Personally, I feel if we focus on the performance of the card vs the power draw, it is not a bad trade off. The card in most cases is keeping up or faster than a 5700 XT which draws 220W or more. However, AMD may have fallen short of the 50% efficiency improvement from RDNA to RDNA2 that they advertised. In my opinion, the only card that I can compare from AMD's RDNA2 lineup is the RX 6800 which see a significant step up in performance for the power it draws over the 5700 XT at around the same TDP.
In any case, I feel the MSRP is very high for a card at this range. The cooler may have been over engineered for this card, resulting in low load temps.
Promises like that are always pretty idealized though - no doubt there's a very specific comparison that manages a 50% improvement, but it won't be a maxed-out SKU with clocks pushed high.
The efficiency gap between the 6700 XT and 6800 illustrates that quite nicely. In a similar vein, RDNA(1) covered a huge efficiency span, with the 5700 XT being pretty bad, the 5700 being good, and
the 5600 XT being amazing for its time before suddenly receiving a last-minute factory OC pushing it into "still pretty good, but no longer class leading" territory. Specific implementations and tuning matters
a lot. As does the test scenario, resolution, etc.

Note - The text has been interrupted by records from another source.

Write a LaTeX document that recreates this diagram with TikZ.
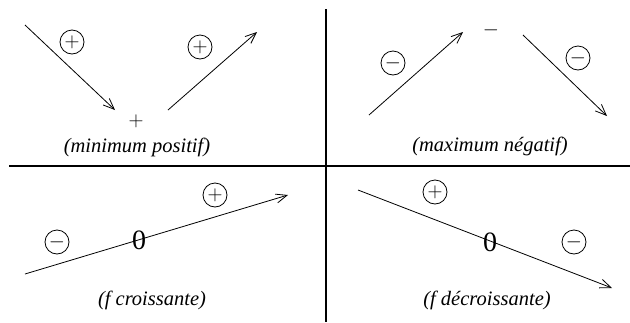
\documentclass[tikz,border=0pt]{standalone}
\usepackage{fontspec}
\setmainfont{Liberation Serif}
\usetikzlibrary{arrows.meta}
\begin{document}
\begin{tikzpicture}[x=1pt,y=-1pt,
  sep/.style={line width=1.1pt},
  arr/.style={line width=0.8pt,-{Straight Barb[length=11pt,width=9pt,line width=0.8pt]}},
  sgn/.style={circle,draw,line width=0.8pt,minimum size=24pt,inner sep=0pt,font=\fontsize{20}{24}\selectfont},
  lbl/.style={inner sep=0pt,font=\fontsize{20.5}{24}\selectfont\itshape},
  val/.style={inner sep=0pt,font=\fontsize{20}{24}\selectfont},
  zero/.style={inner sep=0pt,font=\fontsize{28}{32}\selectfont}]
\useasboundingbox (0,0) rectangle (630,322);
% separators
\coordinate (vt) at (326,9);
\coordinate (vb) at (326,322);
\coordinate (hl) at (9,166);
\coordinate (hr) at (630,166);
\draw[sep] (vt) -- (vb);
\draw[sep] (hl) -- (hr);
% top-left
\coordinate (a1) at (25,25);
\coordinate (a2) at (115,110);
\coordinate (a3) at (168,110);
\coordinate (a4) at (257,32);
\draw[arr] (a1) -- (a2);
\draw[arr] (a3) -- (a4);
\node[sgn] (p1) at (72,42) {$+$};
\node[sgn] (p2) at (200,47) {$+$};
\node[val] (vmin) at (136,121) {$+$};
\node[lbl] (tmin) at (137,147) {(minimum positif)};
% top-right
\coordinate (b1) at (369,115);
\coordinate (b2) at (463,32);
\coordinate (b3) at (523,35);
\coordinate (b4) at (607,116);
\draw[arr] (b1) -- (b2);
\draw[arr] (b3) -- (b4);
\node[sgn] (m1) at (393,63) {$-$};
\node[sgn] (m2) at (578,58) {$-$};
\node[val] (vmax) at (491,30) {$-$};
\node[lbl] (tmax) at (490,146) {(maximum négatif)};
% bottom-left
\coordinate (c1) at (25,274);
\coordinate (c2) at (288,195);
\draw[arr] (c1) -- (c2);
\node[sgn] (m3) at (57,242) {$-$};
\node[sgn] (p3) at (215,195) {$+$};
\node[zero] (z1) at (139,240) {0};
\node[lbl] (tcr) at (152,300) {(f croissante)};
% bottom-right
\coordinate (d1) at (358,190);
\coordinate (d2) at (612,288);
\draw[arr] (d1) -- (d2);
\node[sgn] (p4) at (435,192) {$+$};
\node[sgn] (m4) at (574,242) {$-$};
\node[zero] (z2) at (490,242) {0};
\node[lbl] (tdc) at (487,300) {(f décroissante)};
\end{tikzpicture}
\end{document}
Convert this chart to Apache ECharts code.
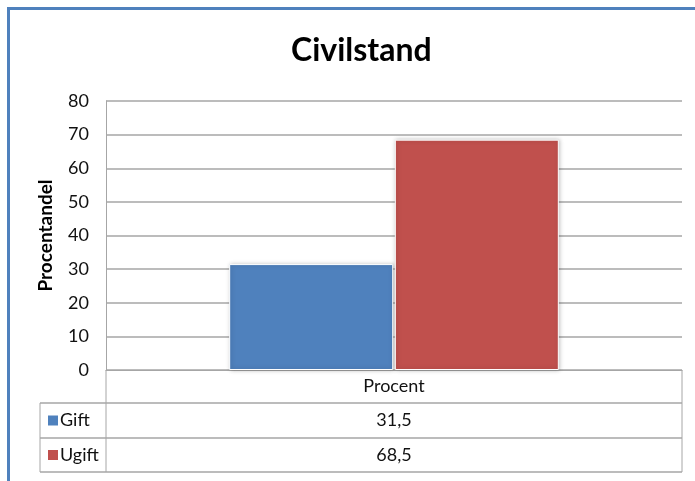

An example: The RX 6800 in TPU's reviews is 61% more efficient than the RX 5700 XT at 2160p, but only 33% more efficient at 1080p. At 1440p it hits the 50% improvement mark dead on. On the other hand, other RDNA(1) SKUs fare quite differently in the same comparison (1080p/1440p/2160p):
Improvement over the 5600 XT (new BIOS): 10% / 27% / 37%
Improvement over the 5700: 11% / 27% / 37%
Improvement over the 5700 XT: 33% / 50% / 61%
For a more like-for-like comparison (high end XT vs. XT): 6800 XT perf/W improvement over 5700 XT: 15% / 33% / 27%
So there's defnitely a 50% improvemnt to be found if you look hard enough, but something slightly above 30% seems far more realistic when comparing the range of implementations of each architecture more broadly across a range of test scenarios. What will be really interesting to see is what smaller RDNA2 SKUs bring to the table in efficiency at lower resolutions. Sadly TPU doesn't post per-resolution efficiency numbers any more, which likely makes it look less efficient overall due to its poor performance at higher resolutions compared to lower ones. The 6600 XT Strix review puts it at 18% more efficient than the 5600 XT overall, but it delivers 33% more performance at 1080p, so assuming both GPUs are at their listed gaming power draw (166W vs. 152W), that's something like a 24% efficiency increase at that resolution. Again, not ground-breaking, and certainly not 50%, but kind of promising for lower SKUs given how far the 6600 XT is pushed in terms of clocks.